Because she's a Russia scholar, Secretary Rice will be quite familiar with Lenin's term, "useful idiot." Near the end of her decade on Chevron's board (she joined it in 1991 while a professor at Stanford University), the corporation cooked up the very responsible-sounding "The Chevron Way to a Strong Board." As chairman of the "Public Policy Committee," she should have been tuned in to the open secret of kickbacks being paid to Saddam starting in June 2000 (everyone in the industry knew, according to investigators quoted in this morning's International Herald Tribune). While she left the board to head the National Security Council seven months later, there was plenty of time to keep Chevron from buying millions of barrels of crude from Iraq and sending around $20 million to Saddam's private accounts and "pet projects" like aiding Russian whacko bigot, Vladimir Zhirinovsky.
"The Chevron Way to a Strong Board", after all, emphasized "ensuring that management and the CEO lay the company's problems out on the table," according to CEO at the time, Kenneth Derr. Sounds really thoughtful and, like most Corporate Social Responsibility blather, aimed at concrete problems. Problem is, even the top officials can be faked out or lack interest in flagging the most blatant acts of cupidity.

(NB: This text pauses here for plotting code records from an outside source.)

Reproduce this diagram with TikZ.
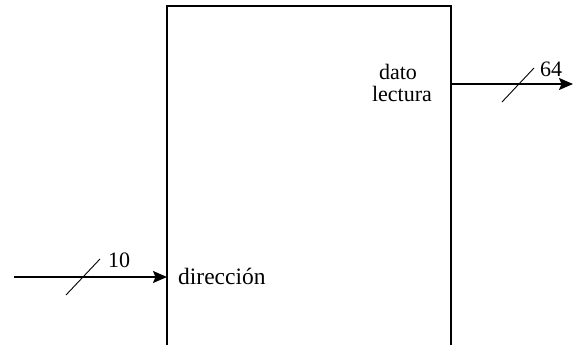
\documentclass[tikz,border=0pt]{standalone}
\usepackage{fontspec}
\setmainfont{Liberation Serif}
\usetikzlibrary{arrows.meta}
\begin{document}
\begin{tikzpicture}[x=1pt,y=-1pt,
  wire/.style={line width=1.5pt,-{Stealth[length=14pt,width=12pt,inset=2.5pt]}},
  bus/.style={line width=0.9pt},
  lbl/.style={font=\fontsize{22}{24}\selectfont,inner sep=0pt}]
\useasboundingbox (0,0) rectangle (573,345);
% memory block (its lower edge runs past the frame)
\draw[line width=1.5pt] (167,400) -- (167,6) -- (451,6) -- (451,400);
\coordinate (inL) at (167,277);
\coordinate (outR) at (451,84);
\coordinate (src) at (14,277);
\coordinate (dst) at (573,84);
% port labels
\node[lbl,font=\fontsize{23.5}{26}\selectfont,anchor=base west] (dir) at (178,284) {dirección};
\node[lbl,anchor=base] (dat1) at (398,80) {dato};
\node[lbl,anchor=base] (dat2) at (402,102) {lectura};
% address input, 10 bits
\draw[wire] (src) -- (inL);
\coordinate (s1a) at (66,295);
\coordinate (s1b) at (100,259);
\draw[bus] (s1a) -- (s1b);
\node[lbl,anchor=base west] (n10) at (108,267) {10};
% data output, 64 bits
\draw[wire] (outR) -- (dst);
\coordinate (s2a) at (502,102);
\coordinate (s2b) at (534,68);
\draw[bus] (s2a) -- (s2b);
\node[lbl,anchor=base west] (n64) at (540,77) {64};
\end{tikzpicture}
\end{document}
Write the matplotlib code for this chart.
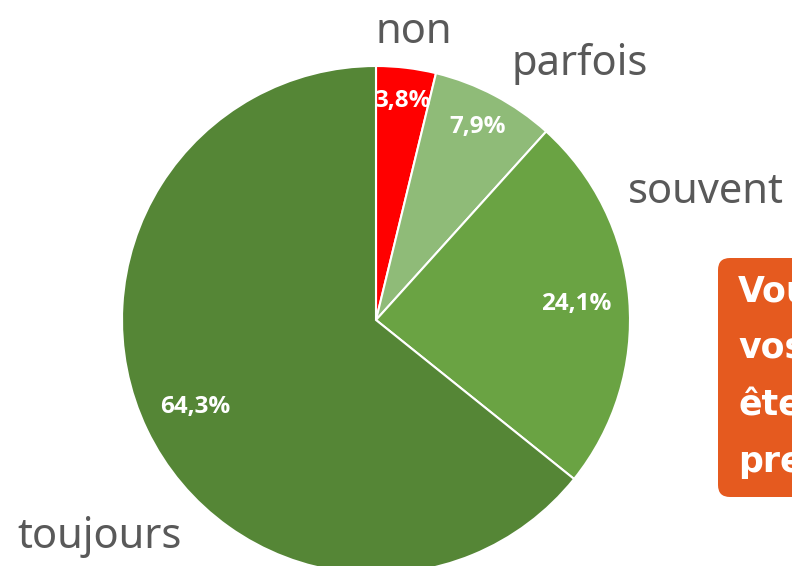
import numpy as np
import matplotlib
matplotlib.use("Agg")
import matplotlib.pyplot as plt
from matplotlib.patches import FancyBboxPatch

categories = ["non", "parfois", "souvent", "toujours"]
values = [3.8, 7.9, 24.1, 64.3]
colors = ["#ff0000", "#8fbb78", "#6aa343", "#558636"]
pct_labels = ["3,8%", "7,9%", "24,1%", "64,3%"]
box_lines = ["Vous", "vos", "êtes", "presque"]

fig = plt.figure(figsize=(7.92, 5.66), dpi=100)
ax = fig.add_axes([0, 0, 1, 1])

cx, cy, r = 376, 246, 254
wedges, _ = ax.pie(values, colors=colors, startangle=90, counterclock=False,
                   center=(cx, cy), radius=r,
                   wedgeprops=dict(edgecolor="white", linewidth=1.5))

# pourcentages dans les parts
rad = [0.87, 0.86, 0.79, 0.79]
for w, lab, f in zip(wedges, pct_labels, rad):
    ang = np.deg2rad((w.theta1 + w.theta2) / 2)
    ax.text(cx + f * r * np.cos(ang), cy + f * r * np.sin(ang), lab,
            ha="center", va="center", color="white", fontsize=17.5,
            fontweight="bold", family="Open Sans")

# étiquettes extérieures
lab_pos = [(414, 534), (580, 502), (706, 374), (100, 29)]
for name, (x, y) in zip(categories, lab_pos):
    ax.text(x, y, name, ha="center", va="center", fontsize=30,
            color="#595959", family="Noto Sans", fontweight="light")

# encadré orange (coupé à droite)
box = FancyBboxPatch((718, 69), 200, 239, boxstyle="round,pad=0,rounding_size=12",
                     facecolor="#e55a1f", edgecolor="none", clip_on=False)
ax.add_patch(box)
for i, t in enumerate(box_lines):
    ax.text(738, 275 - i * 57, t, ha="left", va="center", fontsize=25,
            fontweight="bold", color="white", family="DejaVu Sans")

ax.set_xlim(0, 792)
ax.set_ylim(0, 566)
ax.set_aspect("equal")
ax.axis("off")

fig.savefig("out.png", dpi=100)
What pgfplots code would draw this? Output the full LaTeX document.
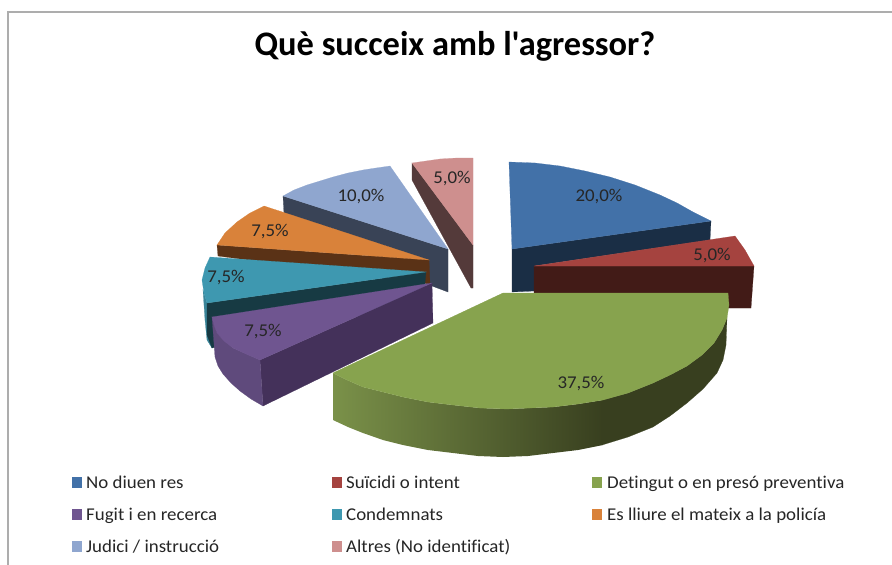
\documentclass[border=0pt]{standalone}
\usepackage{pgfplots}
\pgfplotsset{compat=1.18}
\usepackage{fontspec}
\setmainfont{Carlito}[Ligatures=NoCommon]
\newfontfamily\titlefont{Carlito}[Ligatures=NoCommon]
\definecolor{bT}{HTML}{4271A8}\definecolor{bS}{HTML}{1A2E45}
\definecolor{rT}{HTML}{A5433F}\definecolor{rS}{HTML}{421B17}
\definecolor{gT}{HTML}{87A34E}\definecolor{gL}{HTML}{7A9149}\definecolor{gD}{HTML}{383F1F}
\definecolor{pT}{HTML}{6F5590}\definecolor{pS}{HTML}{44315A}\definecolor{pL}{HTML}{5F4A7C}
\definecolor{tT}{HTML}{3E98B0}\definecolor{tS}{HTML}{173A43}\definecolor{tL}{HTML}{3A8599}
\definecolor{oT}{HTML}{D9823A}\definecolor{oS}{HTML}{5A3216}
\definecolor{lT}{HTML}{8FA6CF}\definecolor{lS}{HTML}{394356}
\definecolor{kT}{HTML}{CE8F8E}\definecolor{kS}{HTML}{543A3A}
\newcommand\poly[2]{\addplot[fill=#1,draw=#1,line width=0.2pt,forget plot] coordinates {#2} -- cycle;}
\newcommand\lab[2]{\node[font=\fontsize{18}{18}\selectfont,text=black!85] at (axis cs:#1) {\scalebox{1.05}[1]{#2}};}
\newcommand\leg[2]{\node[anchor=base west,inner sep=0pt,font=\fontsize{18}{18}\selectfont,text=black!85] at (axis cs:#1) {\scalebox{1.05}[1]{#2}};}
\begin{document}
\begin{tikzpicture}
\begin{axis}[scale only axis,width=892pt,height=565pt,xmin=0,xmax=892,ymin=0,ymax=565,y dir=reverse,axis lines=none,clip=true]
\poly{white}{(0,0)(892,0)(892,565)(0,565)}
\addplot[draw=black!32,line width=1.5pt,forget plot] coordinates {(8,565)(8,12)(892,12)};
% Altres
\poly{kS}{(412,163)(473,245)(473,288)(471,288)(412,180)}
\poly{kT}{(412,163)(426,161)(440,159)(457,158)(473,158)(473,245)}
% Judici
\poly{lS}{(283,196)(448,249)(448,292)(432,286)(284,214)}
\poly{lT}{(448,249)(283,196)(294,190)(307,185)(320,181)(333,177)(348,173)(363,170)(376,168)(390,166)}
% Es lliure
\poly{oS}{(217,245)(429,260)(430,284)(218,256)}
\poly{oT}{(429,260)(217,245)(225,233)(237,222)(250,213)(264,206)}
% Condemnats
\poly{tL}{(203,290)(207,303)(212,348)(207,340)(205,320)}
\poly{tS}{(207,303)(426,272)(425,283)(430,300)(212,348)(207,335)}
\poly{tT}{(426,272)(210,257)(205,268)(202,280)(204,293)(207,303)}
% Fugit
\poly{pS}{(432,283)(260,360)(263,406)(433,323)}
\poly{pL}{(212,317)(217,333)(233,348)(260,360)(263,406)(251,399)(240,391)(231,383)(223,374)(218,366)(215,357)}
\poly{pT}{(432,283)(212,317)(214,325)(217,333)(224,341)(233,348)(246,354)(260,360)}
% No diuen res
\poly{bS}{(512,249)(711,221)(710,240)(534,266)(534,291)(512,292)}
\poly{bT}{(512,249)(509,162)(535,163)(560,166)(585,171)(610,177)(635,185)(660,195)(677,203)(693,212)(711,221)}
% Suicidi
\poly{rS}{(534,266)(754,266)(751,308)(728,308)(728,293)(534,293)}
\poly{rT}{(534,266)(735,236)(745,250)(754,266)}
% Detingut
\addplot[left color=gL,right color=gD,draw=none,forget plot] coordinates {(603,400)(578,404)(553,407)(530,408)(507,409)(480,408)(453,405)(428,402)(403,397)(383,392)(363,387)(347,380)(333,373)(333,420)(348,427)(363,433)(383,440)(403,445)(428,450)(453,453)(478,456)(503,457)(528,456)(553,453)(578,450)(603,445)} -- cycle;
\poly{gD}{(602,400)(628,393)(653,383)(670,375)(687,366)(702,355)(714,343)(722,330)(727,318)(726,345)(723,360)(717,373)(703,389)(687,403)(670,416)(653,427)(628,437)(602,445)}
\poly{gT}{(503,293)(728,293)(729,305)(727,318)(722,330)(714,343)(702,355)(687,366)(670,375)(653,383)(628,393)(603,400)(578,404)(553,407)(530,408)(507,409)(480,408)(453,405)(428,402)(403,397)(383,392)(363,387)(347,380)(333,373)}
% legend keys
\poly{bT}{(72,477)(81,477)(81,487)(72,487)}
\poly{rT}{(332,477)(341,477)(341,487)(332,487)}
\poly{gT}{(592,477)(601,477)(601,487)(592,487)}
\poly{pT}{(72,509)(81,509)(81,519)(72,519)}
\poly{tT}{(332,509)(341,509)(341,519)(332,519)}
\poly{oT}{(592,509)(601,509)(601,519)(592,519)}
\poly{lT}{(72,541)(81,541)(81,551)(72,551)}
\poly{kT}{(332,541)(341,541)(341,551)(332,551)}
% labels
\lab{599,197}{20,0\%}
\lab{712,256}{5,0\%}
\lab{581,384}{37,5\%}
\lab{263,332}{7,5\%}
\lab{226,278}{7,5\%}
\lab{270,232}{7,5\%}
\lab{361,197}{10,0\%}
\lab{452,179}{5,0\%}
\node[font=\titlefont\bfseries\fontsize{34.4}{34}\selectfont] at (axis cs:455,46) {Què succeix amb l'agressor?};
\leg{86,488}{No diuen res}
\leg{346,488}{Suïcidi o intent}
\leg{607,488}{Detingut o en presó preventiva}
\leg{86,520}{Fugit i en recerca}
\leg{346,520}{Condemnats}
\leg{607,520}{Es lliure el mateix a la policía}
\leg{86,552}{Judici / instrucció}
\leg{346,552}{Altres (No identificat)}
\end{axis}
\end{tikzpicture}
\end{document}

Chevron will pay around $25 million to settle the charges - an amount the company will recoup hundreds of times over if the Iraq oil law goes forward with Production Sharing Agreements in the legislation.
In a more just world, such a spectacular failure of "Corporate Social Responsibility" would occasion a spate of investigative reports about how other corporations (shoe, apparel, electronics, toys, etc.) are cheating workers or abusing the environment while pledging that contractors are "clean" and "green." Maybe a Democratic candidate will pick up on the issue.